GSK’s science-led approach to the discovery and development of vaccines is coupled with the recognition that research and development (R&D) is strengthened by collaboration with external partners. In 2017, GSK Vaccines engaged in more than 180 scientific collaborations while investing £621 million in R&D.
As one of the leading vaccine developers, GSK is keen to facilitate the exchange of intellectual know-how between the 2,000 scientists at its R&D sites in Rixensart (Belgium), Rockville (Maryland, USA), and Siena (Italy) and academic groups—including graduate and postdoctoral research programs—biotechs, consortia, charities, and pharmaceutical companies.
The company forms strategic relationships and collaborations from early-stage research to late-phase development, and deploys whichever collaborative model is most likely to deliver the right results. GSK seeks to understand how the perspectives, needs, and priorities of its collaborators can further vaccine R&D, and is instilling this spirit in the next generation of vaccinologists through the courses and opportunities it provides for PhD and postdoctoral scholars. GSK is looking for more collaborations in the areas shown in Box 1.
This inclusive approach, which covers private–public groups engaged in research at all stages of the vaccine development cycle, keeps GSK closely in touch with emerging technologies. The company looks for opportunities to apply these technologies across its R&D activities. For example, GSK uses its current platforms, such as self-amplifying mRNA (SAM) technology, adjuvant systems, and structural vaccinology, to support the development of a range of new vaccines to address major public health challenges.

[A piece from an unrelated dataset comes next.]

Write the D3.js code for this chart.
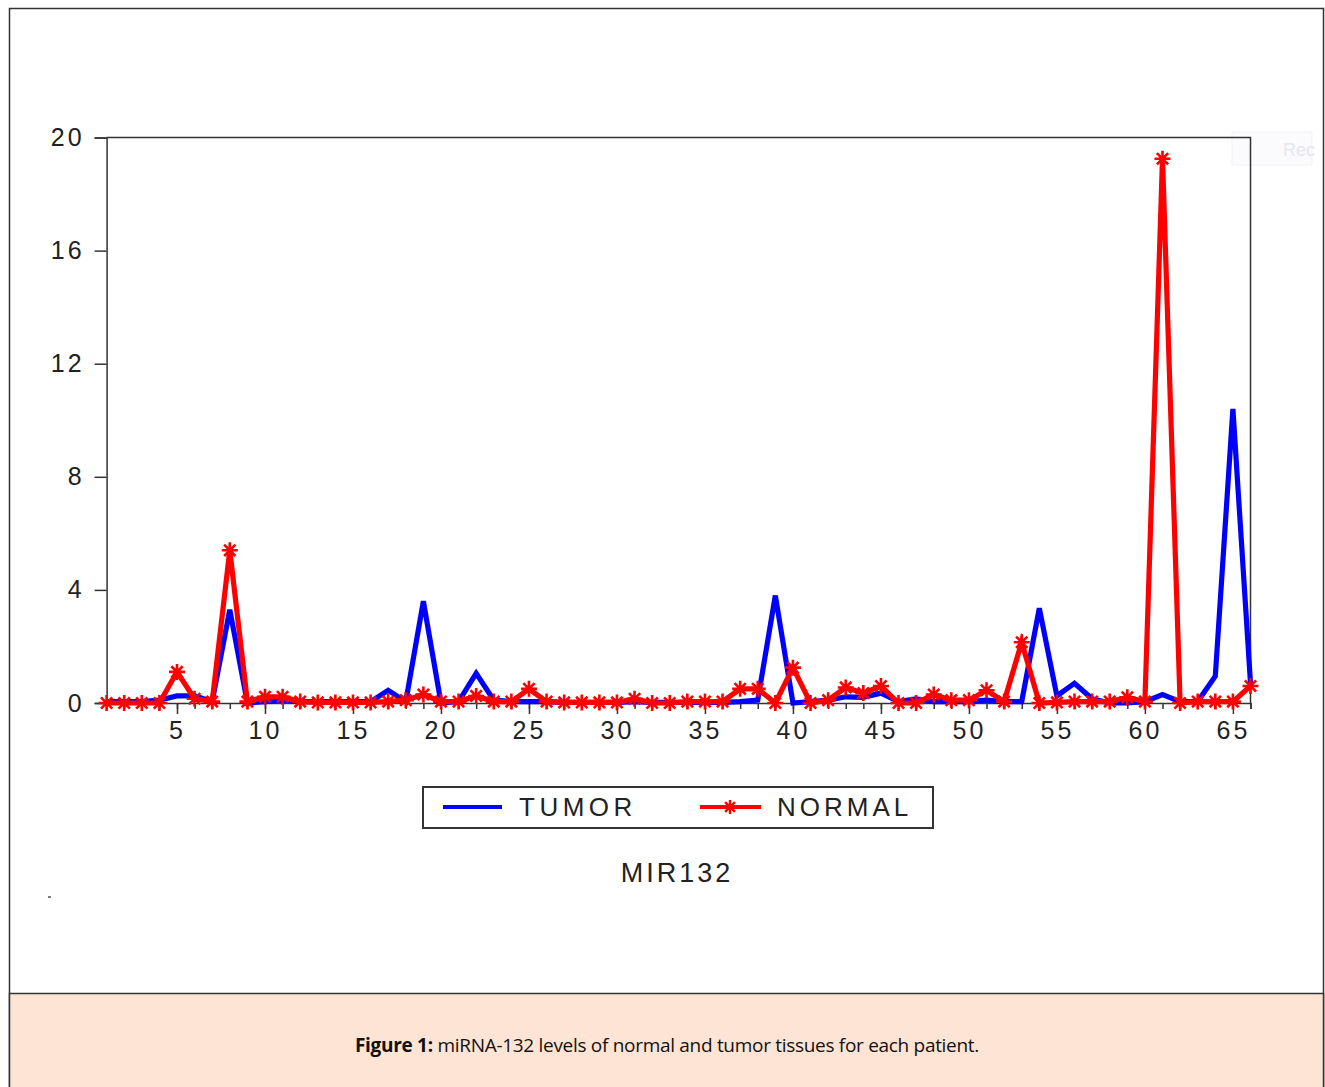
<!DOCTYPE html>
<html>
<head>
<meta charset="utf-8">
<script src="https://cdn.jsdelivr.net/npm/d3@7"></script>
<style>
  html, body { margin: 0; padding: 0; background: #fff; }
  svg { display: block; }
  text { font-family: "Liberation Sans", Arial, sans-serif; }
</style>
</head>
<body>
<svg id="chart" width="1325" height="1087"></svg>
<script>
// ---- data ----
const patients = d3.range(1, 67);
const tumor = [
  0.05, 0.05, 0.05, 0.1, 0.25, 0.25, 0.05, 3.3, 0.0, 0.05,
  0.1, 0.05, 0.05, 0.05, 0.05, 0.05, 0.45, 0.05, 3.6, 0.0,
  0.05, 1.05, 0.1, 0.05, 0.05, 0.05, 0.02, 0.02, 0.02, 0.02,
  0.05, 0.02, 0.02, 0.02, 0.02, 0.02, 0.05, 0.1, 3.8, 0.0,
  0.05, 0.1, 0.22, 0.2, 0.35, 0.05, 0.15, 0.05, 0.05, 0.05,
  0.1, 0.05, 0.05, 3.35, 0.25, 0.7, 0.15, 0.0, 0.0, 0.05,
  0.3, 0.05, 0.05, 0.95, 10.4, 0.7
];
const normal = [
  0.0, 0.0, 0.0, 0.0, 1.1, 0.15, 0.05, 5.4, 0.05, 0.22,
  0.22, 0.05, 0.02, 0.02, 0.02, 0.02, 0.05, 0.1, 0.3, 0.05,
  0.05, 0.25, 0.05, 0.05, 0.5, 0.05, 0.02, 0.02, 0.02, 0.02,
  0.15, 0.0, 0.0, 0.05, 0.05, 0.05, 0.5, 0.5, 0.0, 1.25,
  0.0, 0.1, 0.55, 0.35, 0.6, 0.0, 0.0, 0.3, 0.1, 0.1,
  0.45, 0.05, 2.15, 0.0, 0.02, 0.05, 0.05, 0.05, 0.2, 0.05,
  19.25, 0.0, 0.05, 0.05, 0.05, 0.6
];
const yTicks = [0, 4, 8, 12, 16, 20];
const xMajorTicks = [5, 10, 15, 20, 25, 30, 35, 40, 45, 50, 55, 60, 65];
const seriesNames = ["TUMOR", "NORMAL"];
const chartTitle = "MIR132";
const captionBold = "Figure 1:";
const captionText = " miRNA-132 levels of normal and tumor tissues for each patient.";

// ---- layout ----
const svg = d3.select("#chart");
const pLeft = 106.6, pRight = 1250.5, pTop = 137.5, pBottom = 703;
const x = d3.scaleLinear().domain([1, 66]).range([pLeft, pRight]);
const y = d3.scaleLinear().domain([0, 20]).range([pBottom, pTop]);
const axisColor = "#333";
const axisFont = "'Liberation Sans', Arial, sans-serif";

// outer frame
svg.append("rect").attr("x", 9.5).attr("y", 8.5).attr("width", 1314).attr("height", 1085)
  .attr("fill", "#fff").attr("stroke", "#333").attr("stroke-width", 1.5);
// caption band
svg.append("rect").attr("x", 9.5).attr("y", 993.5).attr("width", 1314).attr("height", 100)
  .attr("fill", "#fde4d4").attr("stroke", "#333").attr("stroke-width", 1.5);
const cap = svg.append("text").attr("x", 667).attr("y", 1052).attr("text-anchor", "middle")
  .style("font-family", "'Open Sans', 'Noto Sans', sans-serif").style("font-size", "19px")
  .style("letter-spacing", "-0.3px").attr("fill", "#111");
cap.append("tspan").attr("font-weight", "bold").text(captionBold);
cap.append("tspan").text(captionText);

// faint watermark artifact
svg.append("rect").attr("x", 1232).attr("y", 132).attr("width", 80).attr("height", 33)
  .attr("fill", "#fbfbfd").attr("stroke", "#f1f1f5");
svg.append("text").attr("x", 1283).attr("y", 156).attr("font-size", "18px").attr("fill", "#e6e6ee").text("Rec");

// plot frame (top and right)
svg.append("path")
  .attr("d", `M${pLeft},${pTop}H${pRight}V${pBottom}`)
  .attr("fill", "none").attr("stroke", axisColor).attr("stroke-width", 1.5);

// y axis
const yAxis = d3.axisLeft(y).tickValues(yTicks).tickSize(12).tickPadding(10).tickFormat(d3.format("d"));
const gy = svg.append("g").attr("transform", `translate(${pLeft},0)`).call(yAxis);
gy.attr("font-family", null);
gy.select(".domain").attr("stroke", axisColor).attr("stroke-width", 1.5);
gy.selectAll(".tick line").attr("stroke", axisColor).attr("stroke-width", 1.5);
gy.selectAll(".tick text").attr("fill", "#222")
  .style("font-family", axisFont).style("font-size", "25px").style("letter-spacing", "3px");

// x axis minor ticks (every integer)
const xMinor = d3.axisBottom(x).tickValues(patients).tickSize(6).tickFormat("");
const gxm = svg.append("g").attr("transform", `translate(0,${pBottom})`).call(xMinor);
gxm.select(".domain").attr("stroke", axisColor).attr("stroke-width", 1.5);
gxm.selectAll(".tick line").attr("stroke", axisColor).attr("stroke-width", 1.5);

// x axis major ticks with labels
const xAxis = d3.axisBottom(x).tickValues(xMajorTicks).tickSize(11).tickPadding(7).tickFormat(d3.format("d"));
const gx = svg.append("g").attr("transform", `translate(0,${pBottom})`).call(xAxis);
gx.attr("font-family", null);
gx.select(".domain").remove();
gx.selectAll(".tick line").attr("stroke", axisColor).attr("stroke-width", 1.5);
gx.selectAll(".tick text").attr("fill", "#222")
  .style("font-family", axisFont).style("font-size", "25px").style("letter-spacing", "3px");

// lines
const tumorData = patients.map((p, i) => ({ p, v: tumor[i] }));
const normalData = patients.map((p, i) => ({ p, v: normal[i] }));
const line = d3.line().x(d => x(d.p)).y(d => y(d.v));

svg.append("path").datum(tumorData).attr("d", line)
  .attr("fill", "none").attr("stroke", "#0000ff").attr("stroke-width", 5.2).attr("stroke-linejoin", "miter");
svg.append("path").datum(normalData).attr("d", line)
  .attr("fill", "none").attr("stroke", "#ff0000").attr("stroke-width", 5.2).attr("stroke-linejoin", "miter");

// star markers
const starPath = (r) => {
  let s = "";
  for (let k = 0; k < 4; k++) {
    const a = k * Math.PI / 4;
    const dx = r * Math.cos(a), dy = r * Math.sin(a);
    s += `M${-dx},${-dy}L${dx},${dy}`;
  }
  return s;
};
svg.append("g").selectAll("path").data(normalData).join("path")
  .attr("transform", d => `translate(${x(d.p)},${y(d.v)})`)
  .attr("d", starPath(8))
  .attr("stroke", "#ff0000").attr("stroke-width", 2.6).attr("fill", "none");

// legend
const lg = svg.append("g");
lg.append("rect").attr("x", 423).attr("y", 787).attr("width", 510).attr("height", 41)
  .attr("fill", "#fff").attr("stroke", "#333").attr("stroke-width", 2);
lg.append("line").attr("x1", 443).attr("x2", 502).attr("y1", 807).attr("y2", 807)
  .attr("stroke", "#0000ff").attr("stroke-width", 4);
lg.append("text").attr("x", 519).attr("y", 816).attr("font-size", "26px").attr("fill", "#222")
  .style("letter-spacing", "4.5px").text(seriesNames[0]);
lg.append("line").attr("x1", 700).attr("x2", 761).attr("y1", 807).attr("y2", 807)
  .attr("stroke", "#ff0000").attr("stroke-width", 4);
lg.append("path").attr("transform", "translate(730,807)").attr("d", starPath(7))
  .attr("stroke", "#ff0000").attr("stroke-width", 2.4);
lg.append("text").attr("x", 777).attr("y", 816).attr("font-size", "26px").attr("fill", "#222")
  .style("letter-spacing", "4px").text(seriesNames[1]);

// subtitle
svg.append("text").attr("x", 677).attr("y", 882).attr("text-anchor", "middle")
  .attr("font-size", "27px").attr("fill", "#222").style("letter-spacing", "3px").text(chartTitle);

// tiny artifact mark
svg.append("line").attr("x1", 48).attr("x2", 51).attr("y1", 897).attr("y2", 897).attr("stroke", "#555").attr("stroke-width", 1.5);
</script>
</body>
</html>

GSK also takes an inclusive approach to protecting people from disease by pursuing the innovation needed to develop vaccines covering their entire life course. The company is working across exciting fields, from maternal immunization and support for healthy aging, to anticipation of infectious disease outbreaks and approaches to counter antimicrobial resistance.
Collaboration in action
Through its participation in the REspiratory Syncytial Virus Consortium in EUrope (RESCEU), an Innovative Medicines Initiative project, GSK has joined with more than 50 teams from academia, patient groups, pharma, regulatory agencies, and other fields to integrate the teams’ knowledge about the respiratory syncytial virus (RSV).
The breadth of the collaboration and the scale of its ambition—to develop a vaccine against a virus that causes severe disease in the very young, older adults, and in high-risk groups—are in-line with GSK’s approach to vaccines. In 2005, RSV was associated with 66,000–199,000 deaths worldwide in children under 5 years old1.
GSK’s spirit of collaboration is also demonstrated through the development of the malaria vaccine. Fighting such a disease is scientifically very complex because the parasite has the ability to elude the control mechanisms of our immune system. GSK worked with a number of partners, such as the Walter Reed Army Institute of Research, the PATH Malaria Vaccine Initiative, the Bill and Melinda Gates Foundation, and African scientists, as the candidate vaccine moved into clinical testing. The public–private partnership shared expertise, costs, and risks, and after 30 years their joint efforts finally led to a positive opinion granted by the European Medicines Agency and the upcoming pilot implementation in Ghana, Kenya, and Malawi led by the World Health Organization.
GSK’s broad roster of R&D collaborations is testimony to its willingness to be flexible to achieve the best outcome, and its belief that breakthroughs are enabled when groups combine their different parts of the solution to health challenges.